● What to produce
Leaving out every picture, quote the data below exactly as it appears.
........
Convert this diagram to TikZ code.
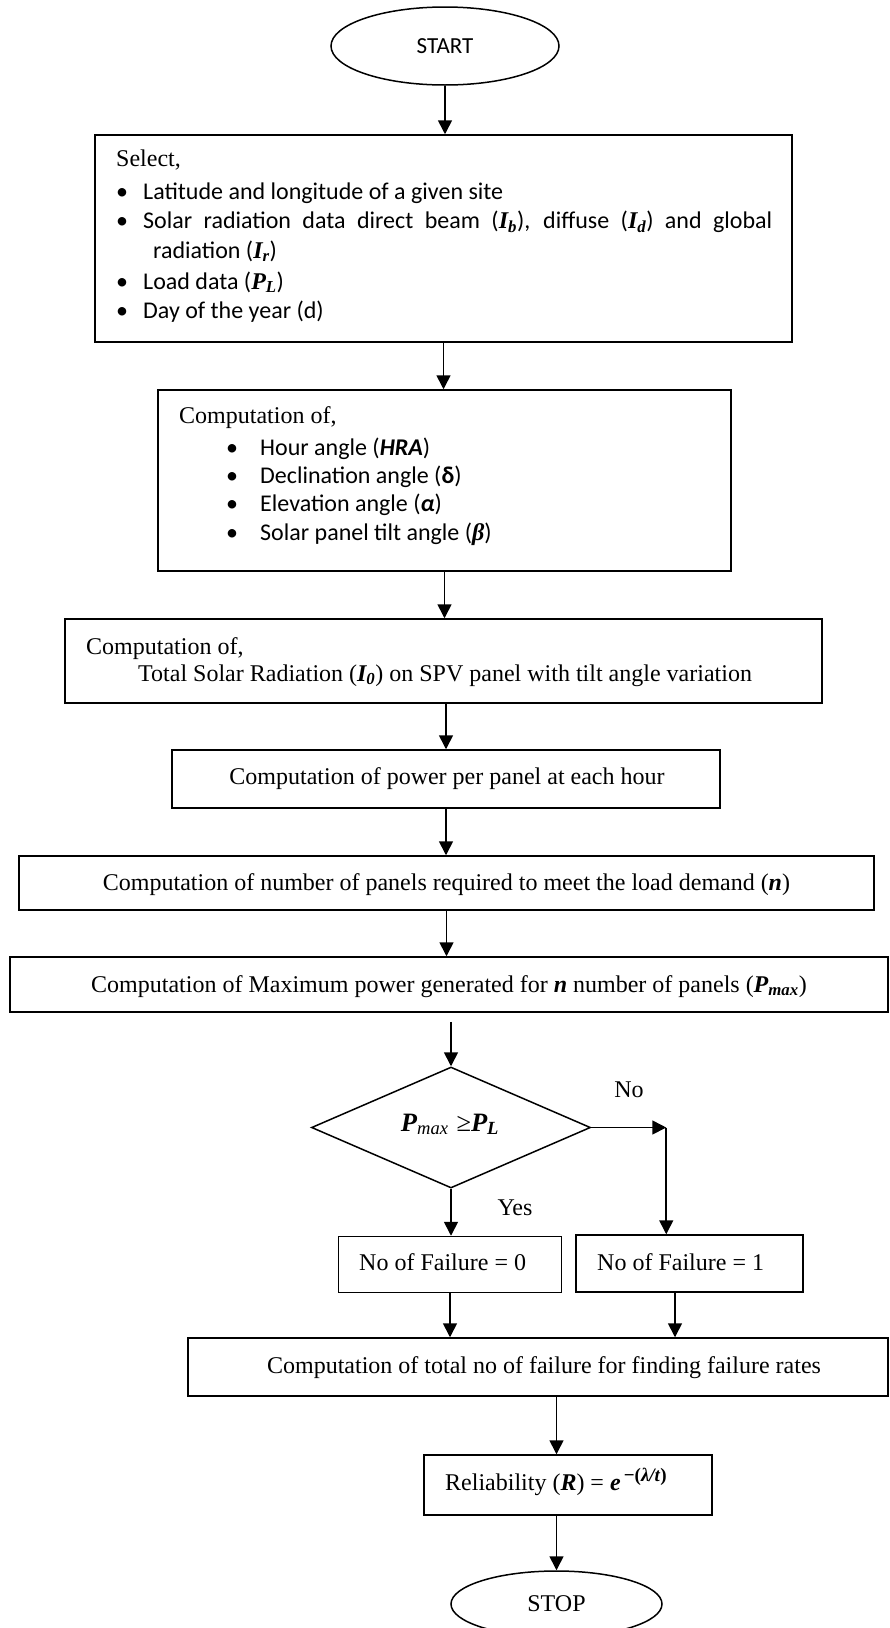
\documentclass[tikz,border=0pt]{standalone}
\usepackage{fontspec}
\setmainfont{Liberation Serif}
\newfontfamily\calibri{Carlito}
\usepackage{tikz}
\usetikzlibrary{arrows.meta,positioning,shapes.geometric}
\tikzset{
  box/.style={draw,rectangle,line width=1.5pt,inner sep=0pt},
  oval/.style={draw,ellipse,line width=1.5pt,inner sep=0pt},
  txt/.style={inner sep=0pt,anchor=base west,font=\fontsize{24}{28}\selectfont},
  ctr/.style={inner sep=0pt,anchor=base,font=\fontsize{24}{28}\selectfont},
  ctxt/.style={inner sep=0pt,anchor=base west,font=\calibri\fontsize{24}{29}\selectfont},
  blt/.style={inner sep=0pt,anchor=base,font=\calibri\fontsize{24}{29}\selectfont},
  flow/.style={-{Triangle[length=14pt,width=14pt]},line width=1.6pt}
}
\newcommand{\bi}[1]{{\rmfamily\bfseries\itshape #1}}

\begin{document}
\begin{tikzpicture}[x=1pt,y=-1pt]
\useasboundingbox (0,0) rectangle (890,1628);
%%the boxes
\path (445,46) node[oval,minimum width=228pt,minimum height=78pt,font=\calibri\fontsize{23}{28}\selectfont] (start) {START};
\path (443.5,238.5) node[box,minimum width=697pt,minimum height=207pt] (select) {};
\path (444.5,480.5) node[box,minimum width=573pt,minimum height=181pt] (angles) {};
\path (443.5,661) node[box,minimum width=757pt,minimum height=84pt] (radiation) {};
\path (446,779) node[box,minimum width=548pt,minimum height=58pt] (power) {};
\path (446.5,883) node[box,minimum width=855pt,minimum height=54pt] (number) {};
\path (449,984.5) node[box,minimum width=878pt,minimum height=55pt] (pmax) {};
\path (451,1127.5) node[draw,diamond,line width=1.5pt,inner sep=0pt,minimum width=279pt,minimum height=121pt] (check) {};
\path (450,1264.5) node[box,minimum width=223pt,minimum height=56pt] (fail0) {};
\path (689.5,1263.5) node[box,minimum width=227pt,minimum height=57pt] (fail1) {};
\path (538,1367) node[box,minimum width=700pt,minimum height=58pt] (total) {};
\path (568,1485) node[box,minimum width=288pt,minimum height=60pt] (reliab) {};
\path (556.5,1604) node[oval,minimum width=211pt,minimum height=66pt,font=\fontsize{24}{28}\selectfont] (stop) {STOP};
%%text of the first box
\path (116,166) node[txt] (sel0) {Select,};
\foreach \y/\n in {199/1,228.5/2,289/4,318/5}
  \path (122,\y) node[blt] (selb\n) {•};
\path (143,199) node[ctxt] (sel1) {Latitude and longitude of a given site}
  (143,228.5) node[ctxt] (sel2) {\makebox[629pt][s]{Solar radiation data direct beam (\bi{I}\textsubscript{\bi{b}}), diffuse (\bi{I}\textsubscript{\bi{d}}) and global}}
  (153,258) node[ctxt] (sel3) {radiation (\bi{I}\textsubscript{\bi{r}})}
  (143,289) node[ctxt] (sel4) {Load data (\bi{P}\textsubscript{\bi{L}})}
  (143,318) node[ctxt] (sel5) {Day of the year (d)};
%%text of the second box
\path (179,423) node[txt] (ang0) {Computation of,};
\foreach \y/\n in {455/1,483/2,511/3,540/4}
  \path (232,\y) node[blt] (angb\n) {•};
\path (260,455) node[ctxt] (ang1) {Hour angle ({\bfseries\itshape HRA})}
  (260,483) node[ctxt] (ang2) {Declination angle ({\bfseries δ})}
  (260,511) node[ctxt] (ang3) {Elevation angle ({\bfseries\itshape α})}
  (260,540) node[ctxt] (ang4) {Solar panel tilt angle (\bi{β})};
%%the other texts
\path (86,654) node[txt] (rad0) {Computation of,}
  (138,681) node[txt] (rad1) {Total Solar Radiation (\bi{I}\textsubscript{\bi{0}}) on SPV panel with tilt angle variation}
  (447,784) node[ctr] (powt) {Computation of power per panel at each hour}
  (446.5,890) node[ctr] (numt) {Computation of number of panels required to meet the load demand (\bi{n})}
  (449,992) node[ctr] (pmaxt) {Computation of Maximum power generated for \bi{n} number of panels (\bi{P}\textsubscript{\bi{max}})}
  (450,1131) node[ctr,font=\fontsize{26.5}{30}\selectfont] (checkt) {\bi{P}\textsubscript{\textit{max}}\hspace{8pt}≥\bi{P}\textsubscript{\bi{L}}}
  (629,1097) node[ctr] (no) {No}
  (515,1215) node[ctr] (yes) {Yes}
  (359,1270) node[txt] (fail0t) {No of Failure = 0}
  (597,1270) node[txt] (fail1t) {No of Failure = 1}
  (544,1373) node[ctr] (totalt) {Computation of total no of failure for finding failure rates}
  (445,1490) node[txt] (reliabt) {Reliability (\bi{R}) = \bi{e}\raisebox{9pt}{\fontsize{19}{19}\selectfont\bfseries\,−(\textit{λ/t})}};
%%the arrows
\path (check.east) ++(75,0) coordinate (turn);
\path (pmax.south -| check.north) ++(0,9) coordinate (pmaxout);
\path (fail1.south) ++(-14.5,0) coordinate (f1out);
\draw[flow] (start.south) -- (start.south |- select.north);
\draw[flow] (select.south) -- (select.south |- angles.north);
\draw[flow] (angles.south) -- (angles.south |- radiation.north);
\draw[flow] (power.north |- radiation.south) -- (power.north);
\draw[flow] (power.south) -- (power.south |- number.north);
\draw[flow] (number.south) -- (number.south |- pmax.north);
\draw[flow] (pmaxout) -- (check.north);
\draw[flow] (check.east) -- (turn);
\draw[flow] (turn) -- (turn |- fail1.north);
\draw[flow] (check.south) -- (check.south |- fail0.north);
\draw[flow] (fail0.south) -- (fail0.south |- total.north);
\draw[flow] (f1out) -- (f1out |- total.north);
\draw[flow] (stop.north |- total.south) -- (stop.north |- reliab.north);
\draw[flow] (stop.north |- reliab.south) -- (stop.north);
\end{tikzpicture}
\end{document}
........
● Expected output
Convert this diagram to TikZ code.
\documentclass[tikz,border=0pt]{standalone}
\usepackage{fontspec}
\setmainfont{Liberation Serif}
\newfontfamily\calibri{Carlito}
\usepackage{tikz}
\usetikzlibrary{arrows.meta,positioning,shapes.geometric}
\tikzset{
  box/.style={draw,rectangle,line width=1.5pt,inner sep=0pt},
  oval/.style={draw,ellipse,line width=1.5pt,inner sep=0pt},
  txt/.style={inner sep=0pt,anchor=base west,font=\fontsize{24}{28}\selectfont},
  ctr/.style={inner sep=0pt,anchor=base,font=\fontsize{24}{28}\selectfont},
  ctxt/.style={inner sep=0pt,anchor=base west,font=\calibri\fontsize{24}{29}\selectfont},
  blt/.style={inner sep=0pt,anchor=base,font=\calibri\fontsize{24}{29}\selectfont},
  flow/.style={-{Triangle[length=14pt,width=14pt]},line width=1.6pt}
}
\newcommand{\bi}[1]{{\rmfamily\bfseries\itshape #1}}

\begin{document}
\begin{tikzpicture}[x=1pt,y=-1pt]
\useasboundingbox (0,0) rectangle (890,1628);
%%the boxes
\path (445,46) node[oval,minimum width=228pt,minimum height=78pt,font=\calibri\fontsize{23}{28}\selectfont] (start) {START};
\path (443.5,238.5) node[box,minimum width=697pt,minimum height=207pt] (select) {};
\path (444.5,480.5) node[box,minimum width=573pt,minimum height=181pt] (angles) {};
\path (443.5,661) node[box,minimum width=757pt,minimum height=84pt] (radiation) {};
\path (446,779) node[box,minimum width=548pt,minimum height=58pt] (power) {};
\path (446.5,883) node[box,minimum width=855pt,minimum height=54pt] (number) {};
\path (449,984.5) node[box,minimum width=878pt,minimum height=55pt] (pmax) {};
\path (451,1127.5) node[draw,diamond,line width=1.5pt,inner sep=0pt,minimum width=279pt,minimum height=121pt] (check) {};
\path (450,1264.5) node[box,minimum width=223pt,minimum height=56pt] (fail0) {};
\path (689.5,1263.5) node[box,minimum width=227pt,minimum height=57pt] (fail1) {};
\path (538,1367) node[box,minimum width=700pt,minimum height=58pt] (total) {};
\path (568,1485) node[box,minimum width=288pt,minimum height=60pt] (reliab) {};
\path (556.5,1604) node[oval,minimum width=211pt,minimum height=66pt,font=\fontsize{24}{28}\selectfont] (stop) {STOP};
%%text of the first box
\path (116,166) node[txt] (sel0) {Select,};
\foreach \y/\n in {199/1,228.5/2,289/4,318/5}
  \path (122,\y) node[blt] (selb\n) {•};
\path (143,199) node[ctxt] (sel1) {Latitude and longitude of a given site}
  (143,228.5) node[ctxt] (sel2) {\makebox[629pt][s]{Solar radiation data direct beam (\bi{I}\textsubscript{\bi{b}}), diffuse (\bi{I}\textsubscript{\bi{d}}) and global}}
  (153,258) node[ctxt] (sel3) {radiation (\bi{I}\textsubscript{\bi{r}})}
  (143,289) node[ctxt] (sel4) {Load data (\bi{P}\textsubscript{\bi{L}})}
  (143,318) node[ctxt] (sel5) {Day of the year (d)};
%%text of the second box
\path (179,423) node[txt] (ang0) {Computation of,};
\foreach \y/\n in {455/1,483/2,511/3,540/4}
  \path (232,\y) node[blt] (angb\n) {•};
\path (260,455) node[ctxt] (ang1) {Hour angle ({\bfseries\itshape HRA})}
  (260,483) node[ctxt] (ang2) {Declination angle ({\bfseries δ})}
  (260,511) node[ctxt] (ang3) {Elevation angle ({\bfseries\itshape α})}
  (260,540) node[ctxt] (ang4) {Solar panel tilt angle (\bi{β})};
%%the other texts
\path (86,654) node[txt] (rad0) {Computation of,}
  (138,681) node[txt] (rad1) {Total Solar Radiation (\bi{I}\textsubscript{\bi{0}}) on SPV panel with tilt angle variation}
  (447,784) node[ctr] (powt) {Computation of power per panel at each hour}
  (446.5,890) node[ctr] (numt) {Computation of number of panels required to meet the load demand (\bi{n})}
  (449,992) node[ctr] (pmaxt) {Computation of Maximum power generated for \bi{n} number of panels (\bi{P}\textsubscript{\bi{max}})}
  (450,1131) node[ctr,font=\fontsize{26.5}{30}\selectfont] (checkt) {\bi{P}\textsubscript{\textit{max}}\hspace{8pt}≥\bi{P}\textsubscript{\bi{L}}}
  (629,1097) node[ctr] (no) {No}
  (515,1215) node[ctr] (yes) {Yes}
  (359,1270) node[txt] (fail0t) {No of Failure = 0}
  (597,1270) node[txt] (fail1t) {No of Failure = 1}
  (544,1373) node[ctr] (totalt) {Computation of total no of failure for finding failure rates}
  (445,1490) node[txt] (reliabt) {Reliability (\bi{R}) = \bi{e}\raisebox{9pt}{\fontsize{19}{19}\selectfont\bfseries\,−(\textit{λ/t})}};
%%the arrows
\path (check.east) ++(75,0) coordinate (turn);
\path (pmax.south -| check.north) ++(0,9) coordinate (pmaxout);
\path (fail1.south) ++(-14.5,0) coordinate (f1out);
\draw[flow] (start.south) -- (start.south |- select.north);
\draw[flow] (select.south) -- (select.south |- angles.north);
\draw[flow] (angles.south) -- (angles.south |- radiation.north);
\draw[flow] (power.north |- radiation.south) -- (power.north);
\draw[flow] (power.south) -- (power.south |- number.north);
\draw[flow] (number.south) -- (number.south |- pmax.north);
\draw[flow] (pmaxout) -- (check.north);
\draw[flow] (check.east) -- (turn);
\draw[flow] (turn) -- (turn |- fail1.north);
\draw[flow] (check.south) -- (check.south |- fail0.north);
\draw[flow] (fail0.south) -- (fail0.south |- total.north);
\draw[flow] (f1out) -- (f1out |- total.north);
\draw[flow] (stop.north |- total.south) -- (stop.north |- reliab.north);
\draw[flow] (stop.north |- reliab.south) -- (stop.north);
\end{tikzpicture}
\end{document}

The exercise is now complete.